Le Temps: Quel regard portez-vous sur la modification de la loi sur l’égalité?
Nicole Baur: Il est aujourd’hui très difficile pour une femme de faire valoir ses droits selon la loi sur l’égalité. Nous saluons donc l’initiative du Conseil fédéral. Des mesures comme celles votées prochainement aux Chambres permettent de donner un message clair et de définir ce qui n’est pas acceptable.
Personne ne s’oppose formellement à l’égalité salariale. Dès lors, comment se fait-il que ces disparités persistent?

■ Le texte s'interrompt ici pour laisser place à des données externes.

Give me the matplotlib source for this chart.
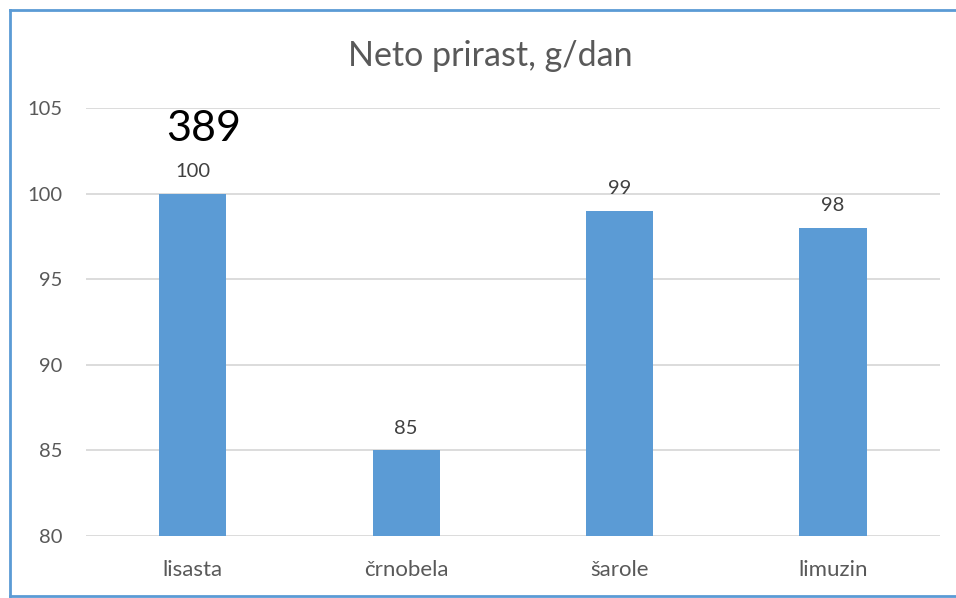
import numpy as np
import matplotlib.pyplot as plt
from matplotlib.lines import Line2D

breeds = ['lisasta', 'črnobela', 'šarole', 'limuzin']
gain = [100, 85, 99, 98]
yticks = [80, 85, 90, 95, 100, 105]

plt.rcParams['font.family'] = ['Lato', 'DejaVu Sans']

fig = plt.figure(figsize=(9.56, 5.98), dpi=100)
ax = fig.add_axes([0.090, 0.1037, 0.893, 0.7157])

x = np.arange(len(breeds))
ax.bar(x, gain, width=0.315, color='#5B9BD5', zorder=3)
for xi, v in zip(x, gain):
    ax.text(xi, v + 0.8, str(v), ha='center', va='bottom', fontsize=14.5, color='#404040')

ax.set_ylim(80, 105)
ax.set_xlim(-0.5, len(breeds) - 0.5)
ax.set_yticks(yticks)
ax.set_xticks(x)
ax.set_xticklabels(breeds, fontsize=16)
ax.tick_params(axis='both', length=0, labelcolor='#595959')
ax.tick_params(axis='y', labelsize=14.5, pad=17)
ax.tick_params(axis='x', pad=17)
ax.grid(axis='y', color='#D9D9D9', linewidth=1.3, zorder=0)
for s in ax.spines.values():
    s.set_visible(False)

ax.text(0.05, 103.8, '389', ha='center', va='center', fontsize=31, color='black')
fig.text(0.513, 0.907, 'Neto prirast, g/dan', ha='center', va='center', fontsize=24.5, color='#595959')

# outer frame: left, top and bottom only (right edge is cut off)
x0, x1 = 9.5 / 956, 1.0
y0, y1 = 2.5 / 598, 588 / 598
for xs, ys in [([x0, x0], [y0, y1]), ([x0, x1], [y1, y1]), ([x0, x1], [y0, y0])]:
    fig.add_artist(Line2D(xs, ys, transform=fig.transFigure, color='#5B9BD5', linewidth=2))

fig.savefig('out.png', dpi=100)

Je ne soupçonne pas les entreprises de discrimination. Si elles le font, c’est sans doute sans s’en rendre compte. Le problème est d’ordre socioculturel. Il implique bien sûr un profond changement dans les mentalités.
Par exemple?
Une grosse partie des inégalités de salaire réside dans le «choix» fait par les femmes: le type de métier et le temps partiel. Ce dernier paramètre est une spécificité très suisse et demeure bien plus répandu chez les femmes que chez les hommes. Il s’agit de la principale cause d’inégalité. Une femme, presque par tradition, s’y destine naturellement dans le but d’assurer par ailleurs les tâches éducatives et domestiques nécessaires à la vie de la famille.
On en vient donc à la question de la politique familiale…
Oui, c’est là où réside la plus grande marge de manœuvre en matière d’égalité. La plupart des filles que je côtoie se destinent à exercer un métier sans trop se préoccuper du salaire comme si, inconsciemment ou non, elles partaient du principe qu’un autre revenu viendra forcément compléter le leur. Il est essentiel qu’elles se sortent cela de la tête. Pour parvenir à une égalité salariale, tout un travail doit être fait en amont. L’éducation et la sensibilisation, notamment dans les écoles, sont capitales.
Les femmes ont-elles tendance à accepter inconsciemment cette injustice salariale?
Souvent elles ont tendance à viser des postes à salaire peu élevé et se limitent beaucoup plus que les garçons. D’autre part, lors de l’entretien d’embauche, on sait qu’elles osent moins émettre des prétentions salariales élevées.
Devraient-elles être plus ambitieuses?
Elles doivent bien sûr se prendre en main. Mais il faut voir la problématique dans sa globalité: le regard que l’on porte sur les femmes dans le milieu professionnel est clairement différent de celui porté sur les hommes. Une femme qui demande un bon salaire sera sans doute considérée comme antipathique aux yeux de son employeur, alors que l’homme sera plutôt perçu comme un battant. Cela doit changer. Avoir plus de femmes dans des postes à responsabilité serait déjà un pas, car les jeunes filles ont besoin de modèles. Celui de la femme, et de la mère, qui s’occupe exclusivement du foyer et des enfants est obsolète.